Funeral and Farewell – When a People Became One

On the day Zubeen returned to Assam for the final time, the state became a single organism, breathing in unison, weeping in unison. From airports to highways, from villages tucked in the hills to cities along the Brahmaputra, people lined the roads with flowers, banners, and trembling voices. They did not just watch his coffin pass; they walked with it, as if accompanying their own brother home.

Estimates poured in that it was among the world’s largest funeral gatherings, but numbers could never capture what happened. For once, Assam’s divisions of language, ethnicity, and politics dissolved. Bodos, Misings, tea-tribe workers, Hindus, Muslims, and Christians all came together, not as communities, but as mourners. In their tears, there was no difference. In their silence, there was no border. In their chants of “Zubeen, Zubeen,” there was only the rhythm of love.

The air was thick with his music. Loudspeakers carried his voice even as his body lay silent, “Ya Ali,” “Mission China,” “Mayabini,” every note a reminder that though the singer had died, the song had not. Mothers wept, remembering lullabies sung with his tunes; young men wept because his voice had been their companion in rebellion; old men wept. After all, they had never seen such unity in sorrow. The funeral was not just a goodbye; it was a resurrection of memory, a way of saying: He will not vanish, because he has become part of us.

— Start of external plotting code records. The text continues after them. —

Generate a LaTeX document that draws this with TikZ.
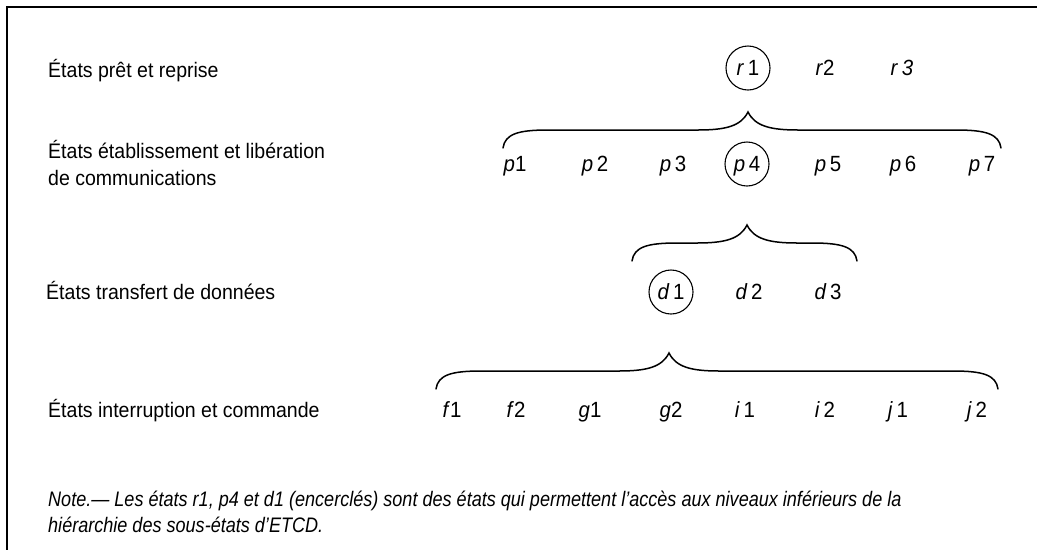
\documentclass[tikz,border=0pt]{standalone}
\usepackage{fontspec}
\setmainfont{Liberation Sans}
\newfontfamily\labelfont[FakeStretch=0.93]{Liberation Sans}
\newfontfamily\notefont[FakeStretch=0.86]{Liberation Sans}
\newcommand\drawcurlybrace[4]{% #1 left x, #2 tip x, #3 right x, #4 tip y
  \draw[bracestroke] (#1,#4+36) .. controls (#1+2,#4+22) and (#1+15,#4+18) .. (#1+45,#4+18)
    -- (#2-50,#4+18) .. controls (#2-22,#4+18) and (#2-7,#4+14) .. (#2,#4)
    .. controls (#2+7,#4+14) and (#2+22,#4+18) .. (#2+50,#4+18)
    -- (#3-45,#4+18) .. controls (#3-15,#4+18) and (#3-2,#4+22) .. (#3,#4+36);}
\begin{document}
\begin{tikzpicture}[x=1pt,y=-1pt,
  rowlabel/.style={anchor=base west,inner sep=0pt,font=\labelfont\fontsize{21}{27}\selectfont,align=left},
  statenode/.style={inner sep=0pt,text height=15pt,text depth=0pt,font=\labelfont\fontsize{22}{24}\selectfont},
  circled/.style={draw,circle,line width=1.1pt,minimum size=44pt},
  bracestroke/.style={line width=1.5pt,line cap=round},
  notetext/.style={anchor=base west,inner sep=0pt,align=left,font=\notefont\itshape\fontsize{21}{26}\selectfont}]
\useasboundingbox (0,0) rectangle (1037,550);
\fill[white] (0,0) rectangle (1037,550);
% frame
\draw[line width=1.6pt] (1037,7) -- (7,7) -- (7,550);
% row labels
\node[rowlabel] (lab1) at (48,77) {États prêt et reprise};
\node[rowlabel] (lab2) at (48,185) {États établissement et libération\\de communications};
\node[rowlabel] (lab3) at (46,299) {États transfert de données};
\node[rowlabel] (lab4) at (48,417) {États interruption et commande};
% r row
\node[statenode,circled] (r1) at (748,68) {\textit{r}\,1};
\node[statenode] (r2) at (825,68) {\textit{r}2};
\node[statenode] (r3) at (902,68) {\textit{r}\,\textit{3}};
% p row
\node[statenode] (p1) at (515,164) {\textit{p}1};
\node[statenode] (p2) at (595,164) {\textit{p}\,2};
\node[statenode] (p3) at (673,164) {\textit{p}\,3};
\node[statenode,circled] (p4) at (747,164) {\textit{p}\,4};
\node[statenode] (p5) at (828,164) {\textit{p}\,5};
\node[statenode] (p6) at (903,164) {\textit{p}\,6};
\node[statenode] (p7) at (982,164) {\textit{p}\,7};
% d row
\node[statenode,circled] (d1) at (671,292) {\textit{d}\,1};
\node[statenode] (d2) at (749,292) {\textit{d}\,2};
\node[statenode] (d3) at (828,292) {\textit{d}\,3};
% f row
\node[statenode] (f1) at (452,410) {\textit{f}1};
\node[statenode] (f2) at (516,410) {\textit{f}2};
\node[statenode] (g1) at (590,410) {\textit{g}1};
\node[statenode] (g2) at (671,410) {\textit{g}2};
\node[statenode] (i1) at (745,410) {\textit{i}\,1};
\node[statenode] (i2) at (825,410) {\textit{i}\,2};
\node[statenode] (j1) at (898,410) {\textit{j}\,1};
\node[statenode] (j2) at (977,410) {\textit{j}\,2};
% braces
\drawcurlybrace{503}{748}{1001}{112}
\drawcurlybrace{632}{747}{857}{225}
\drawcurlybrace{436}{669}{998}{353}
% note
\node[notetext] (note) at (48,532) {Note.— Les états r1, p4 et d1 (encerclés) sont des états qui permettent l’accès aux niveaux inférieurs de la\\hiérarchie des sous-états d’ETCD.};
\end{tikzpicture}
\end{document}
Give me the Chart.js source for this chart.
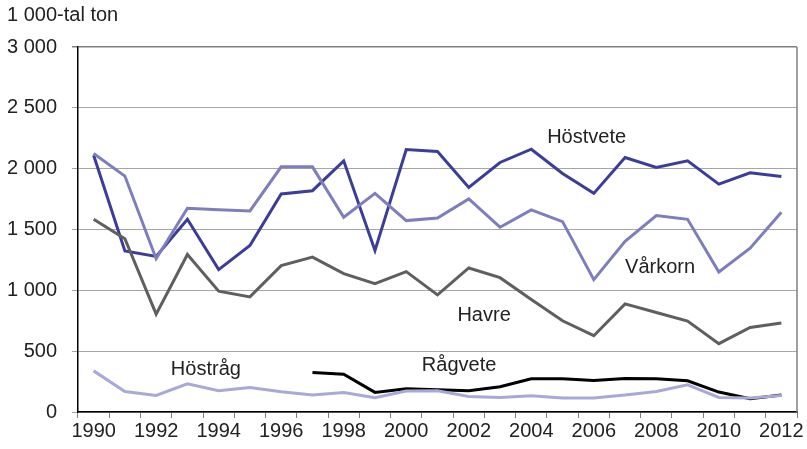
<!DOCTYPE html>
<html>
<head>
<meta charset="utf-8">
<script src="https://cdn.jsdelivr.net/npm/chart.js@4"></script>
<style>
  html, body { margin: 0; padding: 0; background: #fff; }
  #wrap { width: 807px; height: 449px; }
</style>
</head>
<body>
<div id="wrap"><canvas id="grafico" width="807" height="449"></canvas></div>
<script>
// === DATI ===
const anni = ['1990','1991','1992','1993','1994','1995','1996','1997','1998','1999','2000','2001',
              '2002','2003','2004','2005','2006','2007','2008','2009','2010','2011','2012'];
const hostvete = [2110,1323,1279,1584,1170,1369,1792,1819,2064,1328,2157,2141,
                  1846,2051,2160,1961,1797,2092,2010,2064,1873,1966,1936];
const varkorn  = [2124,1939,1260,1674,1663,1653,2015,2015,1601,1797,1573,1595,
                  1751,1519,1661,1565,1088,1402,1614,1584,1151,1347,1642];
const havre    = [1584,1424,804,1295,993,946,1203,1273,1137,1055,1154,963,
                  1184,1104,924,750,627,889,818,747,562,695,731];
const hostrag  = [338,169,136,232,175,202,166,139,161,117,172,175,
                  128,120,134,115,115,139,169,224,120,115,136];
const ragvete  = [null,null,null,null,null,null,null,325,311,161,191,183,
                  175,207,273,273,259,275,273,256,164,109,139];
const yTicks = [0,500,1000,1500,2000,2500,3000];

// etichette delle serie: [testo, indice anno, valore]
const etichette = [
  ['Höstvete', 15.77, 2254],
  ['Vårkorn', 18.12, 1189],
  ['Havre', 12.49, 795],
  ['Rågvete', 11.69, 385],
  ['Höstråg', 3.59, 352]
];

const FONT = '"Liberation Sans", Arial, sans-serif';

function formatta(v) {
  if (v < 1000) return String(v);
  return Math.floor(v / 1000) + ' ' + String(v % 1000).padStart(3, '0');
}

const pluginTesti = {
  id: 'testi',
  afterDatasetsDraw(chart) {
    const c = chart.ctx;
    const x = chart.scales.x, y = chart.scales.y;
    c.save();
    c.font = '20px ' + FONT;
    c.fillStyle = '#222';
    c.textAlign = 'center';
    c.textBaseline = 'middle';
    etichette.forEach(e => {
      c.fillText(e[0], x.getPixelForValue(e[1]), y.getPixelForValue(e[2]));
    });
    // bordo destro
    const a = chart.chartArea;
    c.strokeStyle = '#808080';
    c.lineWidth = 1.5;
    c.beginPath();
    c.moveTo(a.right, a.top);
    c.lineTo(a.right, a.bottom);
    c.stroke();
    // unità
    c.textAlign = 'left';
    c.fillText('1 000-tal ton', 7, 15);
    c.restore();
  }
};

function serie(label, data, colore) {
  return {
    label: label,
    data: data,
    borderColor: colore,
    backgroundColor: colore,
    borderWidth: 3,
    pointRadius: 0,
    tension: 0,
    spanGaps: false
  };
}

const ctx = document.getElementById('grafico').getContext('2d');
const chart = new Chart(ctx, {
  type: 'line',
  data: {
    labels: anni,
    datasets: [
      serie('Höstråg', hostrag, '#a9a9d9'),
      serie('Havre', havre, '#5f5f5f'),
      serie('Vårkorn', varkorn, '#7e7ebe'),
      serie('Höstvete', hostvete, '#3d3d99'),
      serie('Rågvete', ragvete, '#000000')
    ]
  },
  options: {
    responsive: false,
    animation: false,
    layout: { padding: { left: 7, right: 10, top: 47, bottom: 0 } },
    plugins: {
      legend: { display: false },
      tooltip: { enabled: false }
    },
    scales: {
      x: {
        type: 'category',
        offset: true,
        afterFit: s => { s.height = 37; },
        grid: {
          offset: true,
          drawOnChartArea: false,
          drawTicks: true,
          tickLength: 6,
          tickColor: '#808080'
        },
        border: { color: '#000', width: 1.5 },
        ticks: {
          autoSkip: false,
          maxRotation: 0,
          minRotation: 0,
          padding: 1,
          color: '#222',
          font: { family: FONT, size: 20 },
          callback: (v, i) => (i % 2 === 0 ? anni[i] : '')
        }
      },
      y: {
        min: 0,
        max: 3000,
        afterBuildTicks: s => { s.ticks = yTicks.map(v => ({ value: v })); },
        afterFit: s => { s.width = 71; },
        grid: {
          color: c => (c.tick && c.tick.value === 3000 ? '#808080' : '#a6a6a6'),
          lineWidth: c => (c.tick && c.tick.value === 3000 ? 1.5 : 1),
          tickLength: 6
        },
        border: { color: '#000', width: 1.5 },
        ticks: {
          padding: 15,
          color: '#222',
          font: { family: FONT, size: 20 },
          callback: v => formatta(v)
        }
      }
    }
  },
  plugins: [pluginTesti]
});
</script>
</body>
</html>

Some called it the “fourth largest funeral in the world.” But that is too small a description. For the people of Assam, it was not about records. It was about witnessing the proof that Zubeen was not one man but an entire nation’s heartbeat. And in that moment, standing shoulder to shoulder, the mourners were not just saying farewell, they were making a vow: that his voice would continue to echo in their lives, their politics, and their dreams.

Legacy – The Song That Never Ends

Death takes bodies, but it cannot silence voices that have become people’s own. Zubeen Garg’s legacy is not a museum memory; it is alive, humming in tea gardens, in school corridors, in wedding pandals, in protest marches, in lonely headphones on rainy nights. He left no gap for silence, because his songs filled every corner of Assamese life.

For the youth, his life is a lesson in courage. He taught them that art is not only melody but resistance, that one can sing of love while also standing against injustice. He was proof that you could belong to the world and yet remain rooted in your soil. Even in the age of global pop culture, he reminded young Assamese to wear their own culture with pride, to dream big without losing identity.

For the cultural memory of Assam, he is a bridge. He carried forgotten folk tunes and breathed new life into them, ensuring that traditions did not die in dusty archives but lived in nightclubs and concerts. For every generation after him, Zubeen will remain the invisible teacher whispering: Respect your roots, even as you reach for the sky.

And for the politics of identity, his absence has paradoxically made him more present. Leaders may fade, but an artist who belongs to the people cannot be replaced. Zubeen has become an argument in himself, proof that Assam has a voice strong enough to command attention, to demand justice, to insist on dignity. His legacy is not just cultural or musical; it is civilizational.

When future children ask who Zubeen Garg was, their elders will not only play his songs. They will say: He was our pride, our protest, our poetry. And perhaps that is the greatest victory over death to become not just a person remembered, but a presence lived.

Conclusion – The Voice That Became Eternal Assam

In the story of Assam, there will always be a chapter that begins and ends with Zubeen Garg. He was not simply a singer, not merely a celebrity, but the mirror in which a people saw themselves. His voice carried their joys, their wounds, their rebellions, and their prayers. To lose him was to lose a part of themselves, yet in grieving him, they also discovered the depth of their unity.

Zubeen’s life proved that music can be more than entertainment; it can be a political manifesto, a cultural lifeline, and a spiritual anchor. His courage to speak, his refusal to bow, and his relentless passion for his roots all made him more than an artist. He became Assam’s living conscience. And when that conscience fell silent in Singapore’s waters, it awoke a roar in millions who refused to let him die as an individual. They transformed his memory into a collective vow: that his voice will not fade, because it belongs to them now.

Assam wept, but its tears were not weakness; they were a declaration that Zubeen Garg was not one man but a nation in song. His funeral was not just a farewell but a rebirth, proof that he had entered history as a legend. Legends do not die; they transform into echoes that never leave the soil.

And so, Zubeen Garg lives on in every festival drum, in every quiet guitar string, in every protest chant, in every mother’s lullaby. It is not a past tense; it is a present continuous. Zubeen is not gone. He is Assam, eternal and unbroken.